Css Frameworks
I remember the first time I used Bootstrap. It was during the summer between 8th and 9th grade; I had a simple website that looked bad and I wanted it to look good, so I copy pasted some lines from the Bootstrap website and added some classes to some divs and it started looking better. Eventually I decided to restructure the HTML completely instead of just adding classes and I was completely blown away by the results. I’ve always had pretty terrible luck designing anything, so being able to easily make a site that looks good and works on phones was amazing.
Last year I took a web app development class. After we went through the basics of HTML/CSS/JS our teacher recommended using Bootstrap or Materialize but I decided to figure out what Bootstrap did to make sites responsive that I couldn’t do myself. At this point, I’d pretty much forgot all the CSS I’d learned, so I messed around with some different CSS rules and eventually tried a flexbox. It worked pretty well, but then I found CSS Grid on CSS Tricks. I also found @media
rules. Using these two, it’s pretty easy to make a simple site that resizes nicely for mobile. I decided to use only my own CSS for all the webpages I made during that class, and things mostly turned out well. I still suck at choosing colors though.
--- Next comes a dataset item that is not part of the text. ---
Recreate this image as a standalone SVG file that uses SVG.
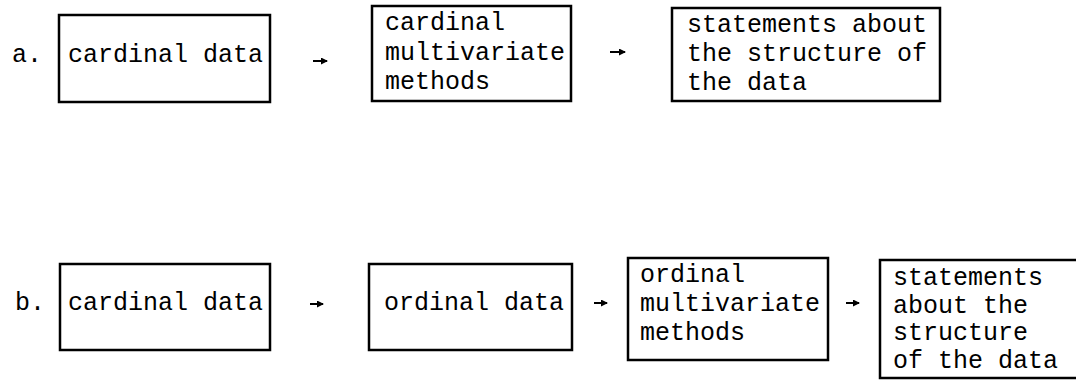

Recently I’ve been writing a few more websites. The main new difficulty is that these sites needed a navbar, and I hadn’t ever actually written a navbar that turns into a hamburger menu. I figured it out fairly quickly with some Javascript, which I realize now is unnecessary, but there was also a lot of CSS to compensate for other things changing, and given that I hadn’t really written anything else with the navbar in mind, it got kind of messy.
I decided that for my next site I’d use a CSS framework, but a fairly minimal one that at the very least doesn’t need any Javascript. The first few I found looked pretty nice, but they all had one major problem. I tested all of them by setting up a simple site with a header/navbar and a footer with a paragraph of lorem ipsum text in the middle. If any of them didn’t work just by adding some stylesheets and adjusting some classes and maybe some minimal html changes for the navbar, I didn’t consider them any further.
The framework I ended up using is boba. It’s somewhat less minimal than I’d like, but it’s still only ~22kb gzipped and doesn’t need any Javascript. Given that I suck at choosing colors, it’s nice boba does come with a really nice default selection. It also comes with a nicely animated hamburger menu. Other than that, it’s got a few components and a grid system based on flexbox. It’s true that most websites using boba probably look pretty similar if you don’t add some custom css, but that’s to be expected.
Overall, I’m really happy with boba. I’ll probably still handwrite CSS for most websites I build, but it’s definitely my goto when I do need a CSS framework. If I need something that does look significantly unique and I can’t write my own rules on top of boba to get things how I want, I might have to find a different one, but given that I didn’t search too hard for boba I’m sure there’s plenty more good ones out there.
I’m also more interested in writing my own CSS framework than before. I’ll probably have to learn SASS though.